When dealing with buildings with issues, there are more than one approach you can take to fix the problem. Actually, there are four: preservation, restoration, rehabilitation, or reconstruction.
Fundamental when breaking this down, the main focus is economic viability, integrity, and significance.
Building Preservation: The preservation of buildings is often the most viable solution when there is a great deal of integrity at stake.
Building Rehabilitation: historical buildings frequently fall into this section and are rehabilitated to meet the current demands for energy efficiency, safety, comfort, and accessibility.
While rehabilitating a building can have some areas or elements that are restored, this approach allows for some flexibility.
Building Reconstruction: This generally is done when the historic resource is primarily gone; it is probably the least common of the approaches.
Building Restoration: is a more of a throughout approach that requires planning and research. It’s not uncommon for historical buildings and museums to be listed in this category.
Sometimes these buildings will be eligible for grants with associated conservation easements.
The process of bringing an old or damaged building back to its original beautiful state is called “Restoration.” This process is for the inside of a building and involves the outside of the building.
There are numerous reasons why a building would need to be restored.
- Time – decades of the summer sun and winter frost can cause havoc on your brick building. Over the decades, the structure’s exterior can fade, look beet up just from mother nature.
- Fire – A building fire can put a black layer of smoke burning the bricks’ top layer. Many people would think to rebuild it, but you can restore this building as well.
- Water- Water can play its role in discoloring bricks, especially when the water is heavy in minerals. It can turn the bricks almost white in a short period.

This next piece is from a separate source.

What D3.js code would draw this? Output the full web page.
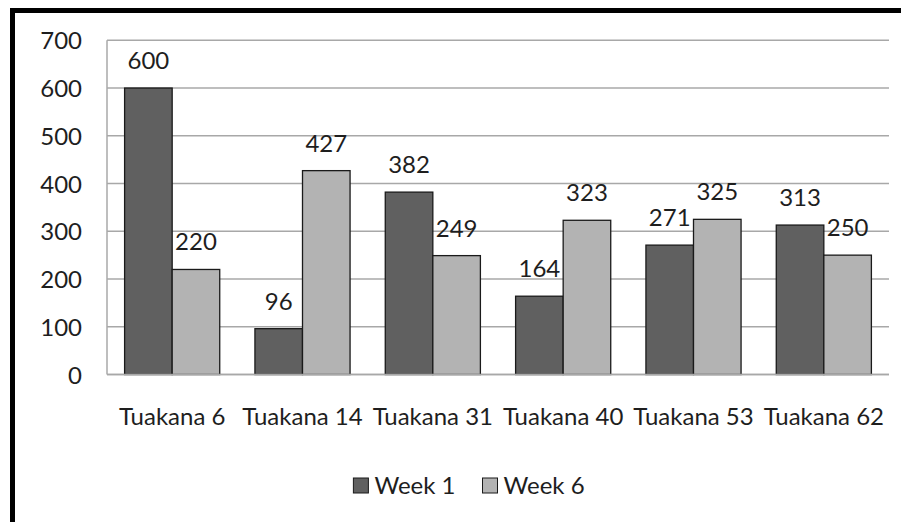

No matter what the reason is, just about all buildings can be restored to their natural beauty with some time and effort.
Below are three tips to remember when restoring a building.
1. Retain as Much as Possible of the Original Building
Historic buildings often will have complications that will directly impact the building’s integrity. When it comes to a landmark building, the restoring people should repair and retain as much of the original bricks as possible.
2. Maintain the Building’s Original Character
Next is to determine the building’s significance to its community. Historic buildings have a lot of history to them; they also have a rich feel when restored adequately versus traditional buildings.
3. Pay Attention to all of the Local Building Codes and Historic Building Regulations
When doing a building renovation project, not only do you need to place a priority on the building’s resources, but you also need to adhere to the safety of the building’s tenants, if any.
If the building is occupied or empty, you still must address all building codes and regulations regarding permitting. It would be best if you had your designers, facility managers, and city inspectors all on board early in the project.